Moussa Carries Arab Rescue Plan to Beirut
Arab League Secretary General Amr Moussa said on Sunday he will head to Beirut to discuss a plan adopted by Arab foreign ministers calling for the election of presidential candidate Gen. Michel Suleiman.
“There has been an agreement which I will present to the Lebanese parties for discussion during my visit,” Moussa told reporters at an early morning news conference, adding that he will go to Beirut “within two days.”
Foreign ministers of the 22-member Arab League held an extraordinary meeting on Saturday at the organization”s Cairo headquarters aimed at resolving Lebanon”s worst political crisis since the end of the 1975-1990 civil war.
“The ministers welcome favorably the consensus around Michel Suleiman as a candidate for the presidency and call for his immediate election in accordance with the constitution,” Moussa said, reading from a statement.
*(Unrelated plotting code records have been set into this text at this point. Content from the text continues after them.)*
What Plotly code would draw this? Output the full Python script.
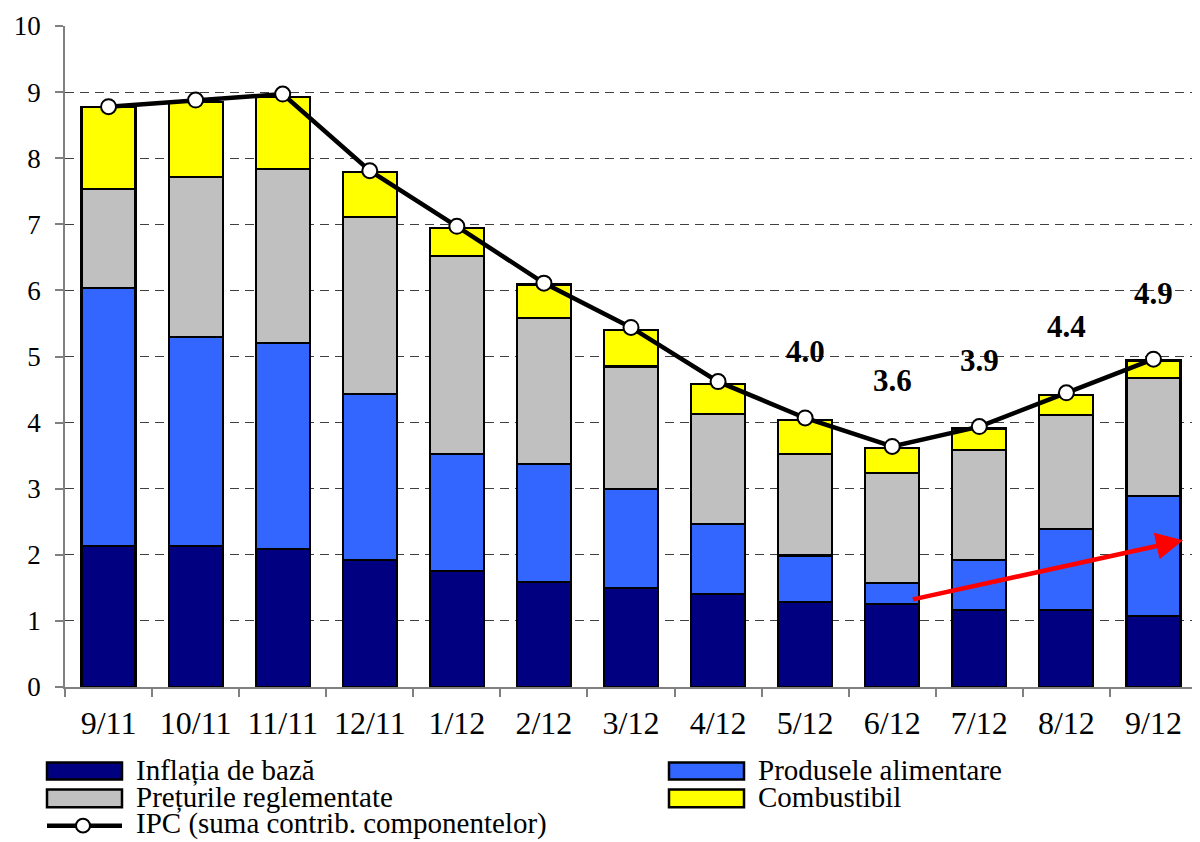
import plotly.graph_objects as go

categories = ["9/11", "10/11", "11/11", "12/11", "1/12", "2/12", "3/12",
              "4/12", "5/12", "6/12", "7/12", "8/12", "9/12"]
core = [2.13, 2.13, 2.09, 1.92, 1.75, 1.59, 1.50, 1.41, 1.28, 1.25, 1.16, 1.16, 1.07]
food = [3.91, 3.16, 3.11, 2.51, 1.78, 1.78, 1.49, 1.06, 0.71, 0.32, 0.76, 1.23, 1.82]
admin = [1.49, 2.42, 2.64, 2.68, 2.99, 2.21, 1.86, 1.66, 1.54, 1.67, 1.66, 1.73, 1.79]
fuel = [1.24, 1.14, 1.09, 0.68, 0.42, 0.51, 0.55, 0.46, 0.51, 0.38, 0.33, 0.30, 0.26]
ipc = [8.78, 8.88, 8.97, 7.81, 6.97, 6.11, 5.44, 4.62, 4.07, 3.64, 3.94, 4.45, 4.96]
label_cats = ["5/12", "6/12", "7/12", "8/12", "9/12"]
label_texts = ["4.0", "3.6", "3.9", "4.4", "4.9"]
y_ticks = list(range(0, 11))

series_names = ["Inflația de bază", "Produsele alimentare",
                "Prețurile reglementate", "Combustibil"]
colors = ["#000080", "#3366FF", "#C0C0C0", "#FFFF00"]
line_name = "IPC (suma contrib. componentelor)"

FONT = "Liberation Serif, Times New Roman, serif"

fig = go.Figure()
for name, vals, col in zip(series_names, [core, food, admin, fuel], colors):
    fig.add_trace(go.Bar(x=categories, y=vals, name=name, marker_color=col,
                         marker_line_color="black", marker_line_width=2.2,
                         width=0.62, showlegend=False))

fig.add_trace(go.Scatter(x=categories, y=ipc, mode="lines+markers", name=line_name,
                         line=dict(color="black", width=4.5),
                         marker=dict(symbol="circle", size=15, color="white",
                                     line=dict(color="black", width=2)),
                         showlegend=False))

annotations = []
for c, t in zip(label_cats, label_texts):
    i = categories.index(c)
    annotations.append(dict(x=c, y=ipc[i], text="<b>%s</b>" % t, showarrow=False,
                            yshift=66, font=dict(family=FONT, size=31, color="black")))

# red trend arrow
annotations.append(dict(x=12.34, y=2.22, ax=9.22, ay=1.32, xref="x", yref="y",
                        axref="x", ayref="y", text="", showarrow=True,
                        arrowcolor="#FF0000", arrowwidth=4.5, arrowhead=2,
                        arrowsize=1.2))

# page offset: the browser body margin shifts the figure by 8 px
OFF = 8
W, H = 1200 - OFF, 842 - OFF
# plot area in page pixels
L, R, T, B = 65, 1197, 22, 687

def xp(px):
    return (px - L) / (R - L)

def yp(py):
    return (B - py) / (B - T)

LEG_FS = 29
shapes = []
legend_items = [
    (47, 122, 763, 780, 134, 771, series_names[0], colors[0]),
    (669, 744, 763, 780, 756, 771, series_names[1], colors[1]),
    (47, 122, 790, 808, 134, 797.5, series_names[2], colors[2]),
    (669, 744, 790, 808, 756, 797.5, series_names[3], colors[3]),
]
for x0, x1, y0, y1, tx, ty, name, col in legend_items:
    shapes.append(dict(type="rect", xref="paper", yref="paper",
                       x0=xp(x0), x1=xp(x1), y0=yp(y1), y1=yp(y0),
                       fillcolor=col, line=dict(color="black", width=2.5)))
    annotations.append(dict(x=xp(tx), y=yp(ty), xref="paper", yref="paper",
                            xanchor="left", yanchor="middle", text=name, showarrow=False,
                            font=dict(family=FONT, size=LEG_FS, color="black")))
shapes.append(dict(type="line", xref="paper", yref="paper",
                   x0=xp(47), x1=xp(122), y0=yp(826.5), y1=yp(826.5),
                   line=dict(color="black", width=4.5)))
shapes.append(dict(type="circle", xref="paper", yref="paper",
                   x0=xp(76), x1=xp(90), y0=yp(833.5), y1=yp(819.5),
                   fillcolor="white", line=dict(color="black", width=2)))
annotations.append(dict(x=xp(134), y=yp(824.5), xref="paper", yref="paper",
                        xanchor="left", yanchor="middle", text=line_name, showarrow=False,
                        font=dict(family=FONT, size=LEG_FS, color="black")))

fig.update_layout(
    width=W, height=H,
    margin=dict(l=L - OFF, r=1200 - R, t=T - OFF, b=842 - B, pad=0),
    paper_bgcolor="white", plot_bgcolor="white",
    barmode="stack",
    showlegend=False,
    font=dict(family=FONT, size=27, color="black"),
    annotations=annotations,
    shapes=shapes,
)
fig.update_xaxes(type="category", range=[-0.5, 12.5], showgrid=False,
                 showline=True, linecolor="#808080", linewidth=1.5,
                 ticks="outside", tickson="boundaries", ticklen=8,
                 tickcolor="#808080", tickwidth=1.5,
                 tickfont=dict(family=FONT, size=32, color="black"),
                 ticklabelstandoff=7)
fig.update_yaxes(range=[0, 10], tickvals=y_ticks, showgrid=True,
                 gridcolor="#404040", griddash="9px,6px", gridwidth=1,
                 showline=True, linecolor="#808080", linewidth=1.5,
                 ticks="outside", ticklen=8, tickcolor="#808080", tickwidth=1.5,
                 tickfont=dict(family=FONT, size=27, color="black"),
                 ticklabelstandoff=9, ticklabeloverflow="allow", zeroline=False)

fig.write_html("out.html")
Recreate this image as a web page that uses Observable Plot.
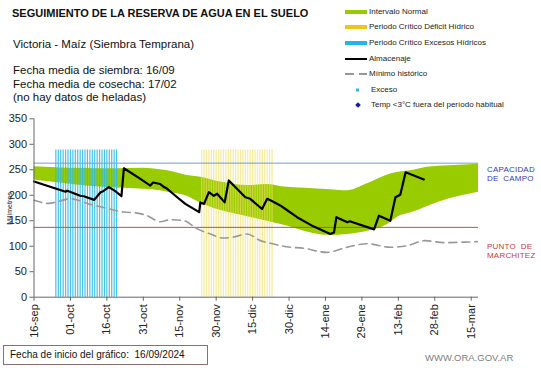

The Arab ministers agreed on a three-point plan, namely the election of a president, forming a government of national unity and the adoption of a new electoral law, Moussa said.
They called for “an immediate agreement on the formation of a national unity government” in Lebanon, constructed in such a way as to deny either faction the right to impose their policies on the other side, he said.
Under the plan, which aims to satisfy the demands of both the ruling coalition and the opposition, the new president would have the power to approve government decisions, he said.
Lebanon has been without a president since the mandate of pro-Syrian Emile Lahoud expired on November 23 amid sharp divisions between the Western-backed ruling majority and the opposition, which is backed by Syria and Iran.
The two camps have been at odds over how to amend the constitution to allow Suleiman, the current head of the army, to be elected president. They also disagree on the make-up of the future government.
A vote in parliament to elect a new head of state has been postponed 11 times, and the legislature is now due to meet again on January 12 in the latest attempt to do so.
Syria, represented at the meeting by Foreign Minister Walid Muallem and long seen as a divisive influence on its neighbor, backed the plan, Moussa said.